The quote in the Question looks like a highly approximate summary of Berkeley's idealism - esse est percipi : to be [exist] is to be perceived - but Berkeley did not link epistemology and ontology so tightly as the Question quote suggests.
The 'esse est percipi' principle first appears in Berkeley's Philosophical Commentaries (Entry 429). We should note that in The Principles of Human Knowledge it makes its initial appearance in I §2 : 'the existence of an idea consists in being perceived'. It is only by a course of argument that Berkeley infers that sensible objects are nothing but (what he early on calls) 'collections of ideas' (Principles, Intro.§1) and hence that for them too, as ideas, to be is to be perceived.
A fuller version of the principle is 'esse est percipi aut percipere' : to be is to be perceived or to perceive (Philosophical Commentaries, Entry 429). But the shorter version is right for the Question.
▻ TO BE IS TO BE PERCEIVED DOES NOT MEAN OR ENTAIL THAT TO BE IS TO BE LOOKED AT
'To be is to be perceived' means just that : perception is not confined to sight and looking. We can perceive by or through any of the senses. I can perceive a table by touching it; I can perceive a door, when I am blindfolded, by its resistance.
▻ TO BE IS TO BE PERCEIVED DOES NOT MEAN OR ENTAIL THAT TO BE IS TO BE PERCEIVED BY US
Sensible things, objects of perception, Berkeley tells us :
... cannot exist otherwise than in a mind perceiving them. I think an intuitive knowledge may be obtained of this, by any one that shall attend to what is meant by the term exist when applied to sensible things. The table I write on, I say, exists, that is, I see and feel it; and if I were out of my study I should say it existed, meaning thereby . . . that some other spirit actually does perceive it. (The Principles of Human Knowledge, I §3.)
That 'other spirit' could be non-human and a likely candidate is God :
'Since sensible things do not have independent existence in Berkeley's view but exist only as collections or congeries of ideas in the mind, he concludes that some sensible things must exist continuously in the infinite mind of God, at least during those intervals of time when they are not perceived by finite minds' (Dale Jacquette, 'Berkeley's Continuity Argument for the Existence of God', The Journal of Religion, Vol. 65, No. 1 (Jan., 1985), 1.)

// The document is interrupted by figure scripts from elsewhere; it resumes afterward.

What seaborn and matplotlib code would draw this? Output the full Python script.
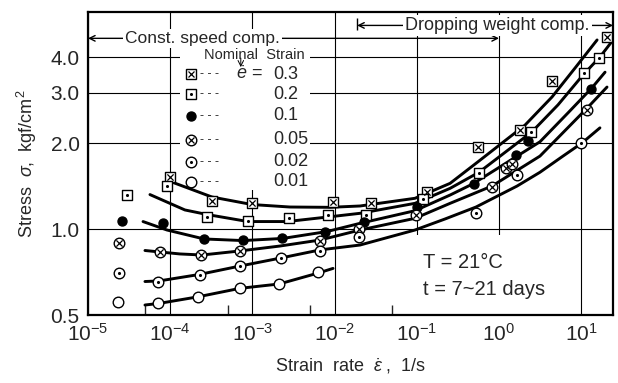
import matplotlib.pyplot as plt
import matplotlib.patches as mpatches
from matplotlib.ticker import NullLocator
import numpy as np
import pandas as pd
import seaborn as sns

# measured points: strain rate [1/s] and stress [kgf/cm2], one set per nominal strain
rate_03 = [1.0e-4, 3.2e-4, 9.8e-4, 9.6e-3, 2.8e-2, 0.134, 0.56, 1.8, 4.45, 20.8]
stress_03 = [1.52, 1.25, 1.23, 1.24, 1.23, 1.35, 1.94, 2.22, 3.30, 4.69]

rate_02 = [3.0e-5, 9.1e-5, 2.8e-4, 8.9e-4, 2.8e-3, 8.4e-3, 2.4e-2, 0.118, 0.57, 2.45, 10.9, 16.6]
stress_02 = [1.32, 1.41, 1.10, 1.07, 1.09, 1.12, 1.12, 1.27, 1.57, 2.19, 3.52, 3.98]

rate_01 = [2.6e-5, 8.2e-5, 2.6e-4, 7.7e-4, 2.3e-3, 7.7e-3, 2.3e-2, 0.10, 0.49, 1.6, 2.27, 13.1]
stress_01 = [1.07, 1.05, 0.92, 0.915, 0.93, 0.98, 1.06, 1.19, 1.44, 1.81, 2.04, 3.09]

rate_005 = [2.4e-5, 7.6e-5, 2.4e-4, 7.1e-4, 6.6e-3, 2.0e-2, 0.098, 0.82, 1.22, 1.43, 11.7]
stress_005 = [0.89, 0.83, 0.81, 0.84, 0.91, 1.00, 1.12, 1.40, 1.64, 1.69, 2.62]

rate_002 = [2.4e-5, 7.2e-5, 2.3e-4, 7.1e-4, 2.2e-3, 6.6e-3, 2.0e-2, 0.52, 1.64, 10.0]
stress_002 = [0.70, 0.654, 0.69, 0.74, 0.79, 0.84, 0.935, 1.14, 1.54, 2.0]

rate_001 = [2.3e-5, 7.2e-5, 2.2e-4, 7.1e-4, 2.1e-3, 6.3e-3]
stress_001 = [0.555, 0.55, 0.58, 0.62, 0.64, 0.71]

# hand drawn trend curves
curve_rate_03 = [1.05e-4, 3.23e-4, 9.9e-4, 2.86e-3, 8.8e-3, 2.04e-2, 9.5e-2, 0.254, 0.556, 2.07, 4.42, 8.41, 15.6]
curve_stress_03 = [1.46, 1.294, 1.218, 1.194, 1.191, 1.204, 1.281, 1.445, 1.72, 2.31, 2.90, 3.66, 4.59]

curve_rate_02 = [5.67e-5, 1.51e-4, 2.81e-4, 8.83e-4, 2.64e-3, 8.8e-3, 2.04e-2, 9.5e-2, 0.254, 0.571, 2.52, 5.22, 10.5, 16.9, 24.4]
curve_stress_02 = [1.32, 1.166, 1.124, 1.062, 1.062, 1.104, 1.135, 1.230, 1.388, 1.58, 2.19, 2.72, 3.46, 4.0, 4.59]

curve_rate_01 = [4.67e-5, 9.14e-5, 2.58e-4, 7.7e-4, 2.35e-3, 8.1e-3, 2.04e-2, 9.5e-2, 0.254, 0.483, 3.15, 6.91, 13.5, 19.5]
curve_stress_01 = [1.062, 0.992, 0.923, 0.911, 0.927, 0.980, 1.047, 1.159, 1.315, 1.44, 2.02, 2.55, 3.12, 3.54]

curve_rate_005 = [4.93e-5, 1.31e-4, 2.44e-4, 7.06e-4, 2.17e-3, 6.64e-3, 2.04e-2, 9.5e-2, 0.254, 0.822, 3.15, 11.8, 20.6]
curve_stress_005 = [0.841, 0.818, 0.811, 0.838, 0.872, 0.915, 0.992, 1.090, 1.230, 1.414, 1.80, 2.65, 3.14]

curve_rate_002 = [4.93e-5, 7.31e-5, 2.24e-4, 7.06e-4, 2.23e-3, 6.64e-3, 2.04e-2, 9.5e-2, 0.220, 0.525, 1.66, 3.15, 5.84, 10.2, 16.9]
curve_stress_002 = [0.655, 0.658, 0.693, 0.742, 0.792, 0.845, 0.879, 0.992, 1.084, 1.194, 1.414, 1.58, 1.79, 2.0, 2.26]

curve_rate_001 = [4.93e-5, 7.31e-5, 2.18e-4, 7.06e-4, 2.11e-3, 6.28e-3, 9.57e-3]
curve_stress_001 = [0.542, 0.549, 0.579, 0.620, 0.642, 0.701, 0.728]

strain_labels = ['0.3', '0.2', '0.1', '0.05', '0.02', '0.01']
x_ticks = [1e-5, 1e-4, 1e-3, 1e-2, 1e-1, 1e0, 1e1]
x_ticklabels = ['$10^{-5}$', '$10^{-4}$', '$10^{-3}$', '$10^{-2}$', '$10^{-1}$', '$10^{0}$', '$10^{1}$']
x_minor = [5e-5, 5e-4, 5e-3, 5e-2, 5e-1, 5e0]
y_ticks = [0.5, 1.0, 2.0, 3.0, 4.0]
y_ticklabels = ['0.5', '1.0', '2.0', '3.0', '4.0']

points = [(rate_03, stress_03), (rate_02, stress_02), (rate_01, stress_01),
          (rate_005, stress_005), (rate_002, stress_002), (rate_001, stress_001)]
curves = [(curve_rate_03, curve_stress_03), (curve_rate_02, curve_stress_02),
          (curve_rate_01, curve_stress_01), (curve_rate_005, curve_stress_005),
          (curve_rate_002, curve_stress_002), (curve_rate_001, curve_stress_001)]
# outer marker, face colour, inner symbol, marker area
styles = [('s', 'white', 'x', 52), ('s', 'white', 'dot', 52), ('o', 'black', None, 42),
          ('o', 'white', 'x', 58), ('o', 'white', 'dot', 58), ('o', 'white', None, 58)]

sns.set_style('ticks')
plt.rcParams['font.family'] = ['Liberation Sans', 'DejaVu Sans']
plt.rcParams['mathtext.fontset'] = 'custom'
plt.rcParams['mathtext.rm'] = 'Liberation Sans'
plt.rcParams['mathtext.it'] = 'Liberation Sans:italic'

fig, ax = plt.subplots(figsize=(6.18, 3.83), dpi=100)
fig.subplots_adjust(left=0.1424, right=0.992, bottom=0.1775, top=0.9687)
ax.set_xscale('log')
ax.set_yscale('log')

for rate, stress in curves:
    sns.lineplot(x=rate, y=stress, sort=False, estimator=None, color='black',
                 lw=2.1, ax=ax, zorder=3)

for (rate, stress), (mk, face, inner, area) in zip(points, styles):
    sns.scatterplot(x=rate, y=stress, marker=mk, s=area, color=face, edgecolor='black',
                    linewidth=1.0, ax=ax, zorder=4)
    if inner == 'x':
        sns.scatterplot(x=rate, y=stress, marker='x', s=20, color='black',
                        linewidth=0.9, ax=ax, zorder=5)
    elif inner == 'dot':
        sns.scatterplot(x=rate, y=stress, marker='o', s=5, color='black',
                        linewidth=0, ax=ax, zorder=5)

ax.set_xlim(1e-5, 24.4)
ax.set_ylim(0.5, 5.75)
ax.set_xticks(x_ticks)
ax.set_xticklabels(x_ticklabels, fontsize=15)
ax.set_xticks(x_minor, minor=True)
ax.set_xticklabels([], minor=True)
ax.set_yticks(y_ticks)
ax.set_yticklabels(y_ticklabels, fontsize=15)
ax.yaxis.set_minor_locator(NullLocator())
ax.tick_params(axis='both', which='major', length=0, pad=6)
ax.tick_params(axis='x', which='minor', direction='in', length=7, width=1, bottom=True)
ax.grid(True, which='major', color='black', lw=0.8)
ax.set_axisbelow(True)
for s in ax.spines.values():
    s.set_linewidth(1.6)
    s.set_color('black')

ax.set_xlabel('Strain  rate  $\\dot{\\varepsilon}$ ,  1/s', fontsize=13, labelpad=8)
ax.set_ylabel('Stress  $\\sigma$,  kgf/cm$^2$', fontsize=13, labelpad=8)

# white patches that hide the grid behind legend and conditions text
ax.add_patch(mpatches.Rectangle((0.175, 0.413), 0.248, 0.478, transform=ax.transAxes,
                                fc='white', ec='none', zorder=1))
ax.add_patch(mpatches.Rectangle((0.613, 0.003), 0.315, 0.261, transform=ax.transAxes,
                                fc='white', ec='none', zorder=1))

# test range arrows
ax.annotate('', xy=(1e-5, 4.65), xytext=(1.0, 4.65),
            arrowprops=dict(arrowstyle='<->', lw=1, color='black', shrinkA=0, shrinkB=0))
ax.text(2.8e-5, 4.65, 'Const. speed comp.', ha='left', va='center', fontsize=12.5,
        bbox=dict(fc='white', ec='none', pad=1.5))
ax.annotate('', xy=(24.4, 5.16), xytext=(0.0188, 5.16),
            arrowprops=dict(arrowstyle='<->', lw=1, color='black', shrinkA=0, shrinkB=0))
ax.vlines(0.0188, 4.98, 5.5, color='black', lw=1)
ax.text(0.072, 5.16, 'Dropping weight comp.', ha='left', va='center', fontsize=13,
        bbox=dict(fc='white', ec='none', pad=1.5))

# legend
ax.text(0.316, 0.858, 'Nominal  Strain', ha='center', va='center', fontsize=10.5,
        transform=ax.transAxes)
ax.annotate('', xy=(0.291, 0.818), xytext=(0.291, 0.848), xycoords='axes fraction',
            arrowprops=dict(arrowstyle='->', lw=0.7, color='black', shrinkA=0, shrinkB=0))
ax.text(0.333, 0.795, '$\\dot{e}$ =', ha='right', va='center', fontsize=13,
        transform=ax.transAxes)
row_y = [0.795, 0.729, 0.657, 0.578, 0.505, 0.439]
for label, fy, (mk, face, inner, area) in zip(strain_labels, row_y, styles):
    ax.plot([0.196], [fy], marker=mk, ms=np.sqrt(area), mfc=face, mec='black', mew=1.0,
            transform=ax.transAxes, zorder=4)
    if inner == 'x':
        ax.plot([0.196], [fy], marker='x', ms=4.2, color='black', mew=0.9,
                transform=ax.transAxes, zorder=5)
    elif inner == 'dot':
        ax.plot([0.196], [fy], marker='o', ms=2.2, color='black', mew=0,
                transform=ax.transAxes, zorder=5)
    ax.text(0.213, fy, '- - -', ha='left', va='center', fontsize=9, transform=ax.transAxes)
    ax.text(0.352, fy, label, ha='left', va='center', fontsize=13, transform=ax.transAxes)

ax.text(0.638, 0.172, 'T = 21°C', ha='left', va='center', fontsize=14.5, transform=ax.transAxes)
ax.text(0.638, 0.083, 't = 7~21 days', ha='left', va='center', fontsize=14.5,
        transform=ax.transAxes)

fig.savefig('out.png', dpi=100)
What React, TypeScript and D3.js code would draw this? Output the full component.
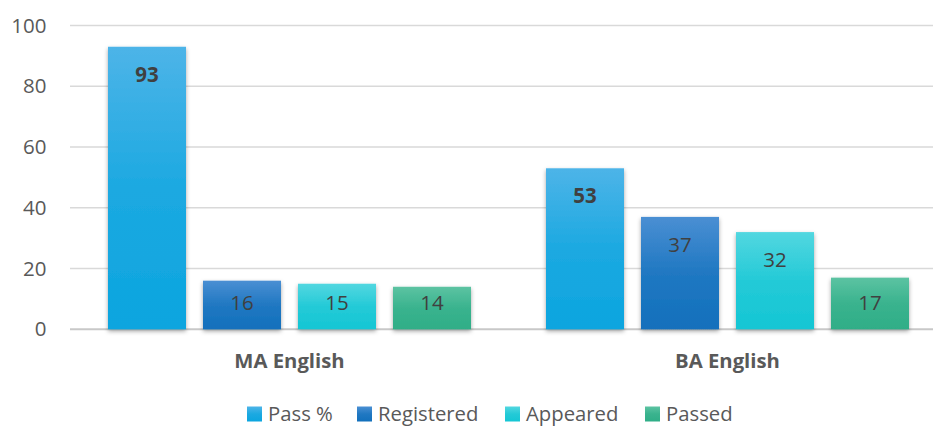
import React from "react";
import * as d3 from "d3";

const categories = ["MA English", "BA English"];
const seriesNames = ["Pass %", "Registered", "Appeared", "Passed"];
const passPct = [93, 53];
const registered = [16, 37];
const appeared = [15, 32];
const passed = [14, 17];
const yTicks = [0, 20, 40, 60, 80, 100];
const seriesTop = ["#4DB4E8", "#4A8FD3", "#52D7E0", "#5CC3A2"];
const seriesBottom = ["#0BA5DF", "#1270BC", "#14C6D4", "#2FAE87"];
const boldLabel = [true, false, false, false];

const W = 933;
const H = 426;
const FONT = "'Open Sans', 'Noto Sans', sans-serif";

export default function App() {
  const values = [passPct, registered, appeared, passed];
  const y = d3.scaleLinear().domain([0, 100]).range([329.3, 25.5]);
  const x0 = d3.scaleBand<string>().domain(categories).range([70.5, 946.5]).paddingInner(0).paddingOuter(0);
  const groupW = 363;
  const x1 = d3
    .scaleBand<string>()
    .domain(seriesNames)
    .range([0, groupW])
    .paddingInner(17 / 95)
    .paddingOuter(0);
  const bw = x1.bandwidth();

  return (
    <svg width={W} height={H} style={{ position: "absolute", left: 0, top: 0, background: "#fff" }} fontFamily={FONT}>
      <defs>
        {seriesNames.map((s, i) => (
          <linearGradient key={s} id={`g${i}`} x1="0" y1="0" x2="0" y2="1">
            <stop offset="0" stopColor={seriesTop[i]} />
            <stop offset="0.5" stopColor={d3.interpolateRgb(seriesTop[i], seriesBottom[i])(0.75)} />
            <stop offset="1" stopColor={seriesBottom[i]} />
          </linearGradient>
        ))}
        <filter id="sh" x="-20%" y="-20%" width="140%" height="140%">
          <feDropShadow dx="0" dy="2" stdDeviation="2.2" floodColor="#000" floodOpacity="0.35" />
        </filter>
      </defs>
      {yTicks.map((t) => (
        <g key={t}>
          <line x1={70} x2={W} y1={y(t)} y2={y(t)} stroke={t === 0 ? "#C8C8C8" : "#D9D9D9"} strokeWidth={t === 0 ? 2 : 1.5} />
          <text x={46.5} y={y(t)} dy="0.35em" textAnchor="end" fontSize={20.5} fill="#595959">
            {t}
          </text>
        </g>
      ))}
      {categories.map((c, ci) => {
        const gx = (x0(c) as number) + x0.bandwidth() / 2 - groupW / 2;
        return (
          <g key={c}>
            {seriesNames.map((s, si) => {
              const v = values[si][ci];
              const bx = gx + (x1(s) as number);
              const top = y(v);
              const base = y(0);
              const ly = Math.min(top + 28, base - 26);
              return (
                <g key={s}>
                  <rect x={bx} y={top} width={bw} height={base - top} fill={`url(#g${si})`} filter="url(#sh)" />
                  <text
                    x={bx + bw / 2}
                    y={ly}
                    dy="0.35em"
                    textAnchor="middle"
                    fontSize={20.5}
                    fontWeight={boldLabel[si] ? 700 : 400}
                    fill="#404040"
                  >
                    {v}
                  </text>
                </g>
              );
            })}
            <text
              x={(x0(c) as number) + x0.bandwidth() / 2}
              y={361}
              dy="0.35em"
              textAnchor="middle"
              fontSize={20.3}
              fontWeight={700}
              fill="#595959"
            >
              {c}
            </text>
          </g>
        );
      })}
      {seriesNames.map((s, i) => {
        const lx = [247, 357, 505, 645][i];
        return (
          <g key={s}>
            <rect x={lx} y={406.5} width={15} height={15} fill={`url(#g${i})`} />
            <text x={lx + 21} y={414} dy="0.35em" fontSize={20.3} fill="#595959">
              {s}
            </text>
          </g>
        );
      })}
    </svg>
  );
}
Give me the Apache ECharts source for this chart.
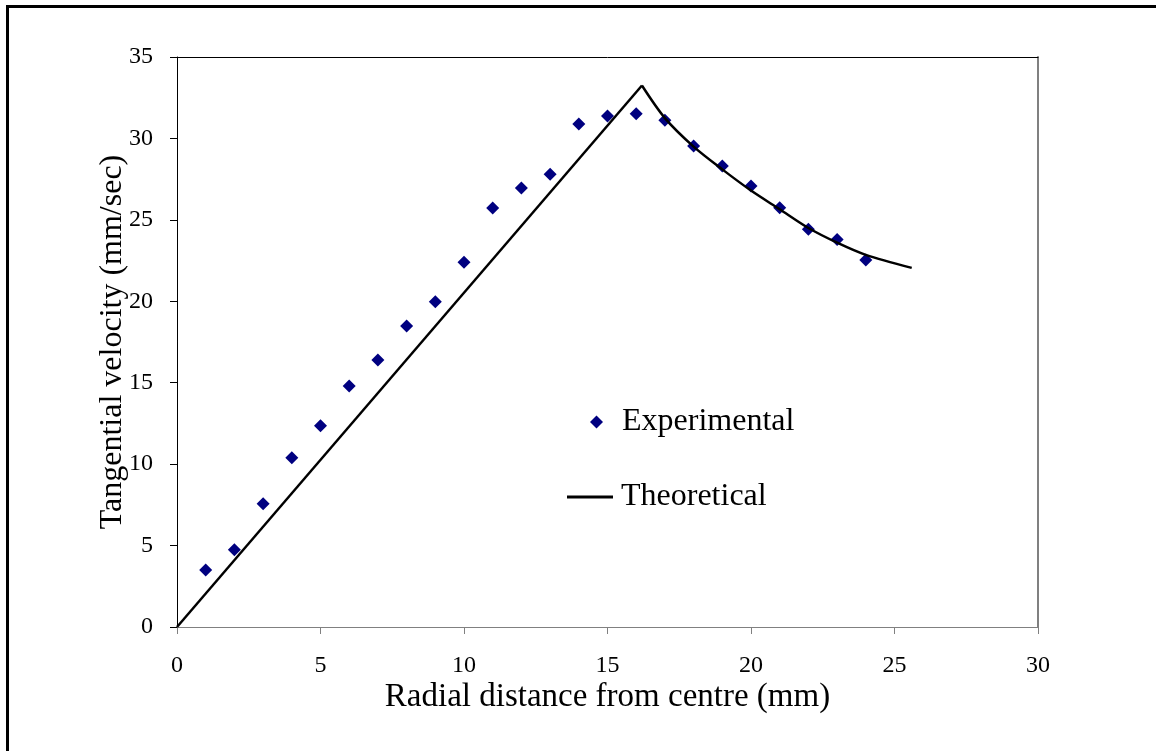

So ontology (the existence of sensible objects) is not tied to epistemology (human perception). Hence my remark at tat start that Berkeley did not link epistemology and ontology so tightly as the Question quote suggests. But we might note that 'some other spirit' does not logically imply that it is the same other spirit, namely God. There could be a multiplicity of such spirits.
▻ HISTORICAL ASIDE - BERKELEY AND THE GREEKS : PLATO
The Question mentions a possible anticipation of Berkeley's view in Ancient Greek philosophy. Plato's Theaetetus comes to mind. Here's Miles Burnyeat on the point :
In the first part of the dialogue a theory is elaborated according to which nothing exists outside the particular perceptual encounter in which it appears to sense. (M. F. Burnyeat, 'Idealism and Greek Philosophy: What Descartes Saw and Berkeley Missed', The Philosophical Review, Vol. 91, No. 1 (Jan., 1982), 4.)
The context is Theaetetus' definition (151e) of knowledge as perception.
▻ TWO PROBLEMS - (1)
Berkeley takes for granted that sensible things exist continuously when not perceived by finite minds. There is no logical necessity to assume this. Perhaps they do pass into and out of existence according as they are perceived by finite minds. It may be counter-intuitive, but so ?
▻ TWO PROBLEMS - (2)
We are all familiar with the 'myth of the given', we know about the theory-ladnenness of observation, we know that perception involves inference (as when I see that a poker is hot). But there is, or so it seems to me, an irreducibly passive element in perception. If we are to perceive something then, it strikes me, there must be something to be perceived, something which is not purely a product of our own minds. Something is given in perception - presented to consciousness - if nothing like as much as was once widely thought.
Now, this does not fit well with the idea of God, 'that active principle' (Principles, I §66). God is on Berkeley's account a purely and wholly active mind or spirit. Nothing is or can be presented to the consciousness of such a being. Therefore God does not perceive and is incapable of perception. It follows that God does not perceive sensible objects, and ensure their continuous existence, in our absence.
G. Berkeley, The Principles of Human Knowledge, 1710.
G. Dicker, Berkeley's Idealism: A Critical Examination
ISBN 10: 0195381459 / ISBN 13: 9780195381450
Published by Oxford University Press, 2011
Dale Jacquette, 'Berkeley's Continuity Argument for the Existence of God', The Journal of Religion, Vol. 65, No. 1 (Jan., 1985).
Jonathan Bennett, 'Berkeley and God', Philosophy, Vol. 40, No. 153 (Jul., 1965), pp. 207-221.
George Pitcher, Berkeley, London : Routledge, 1977.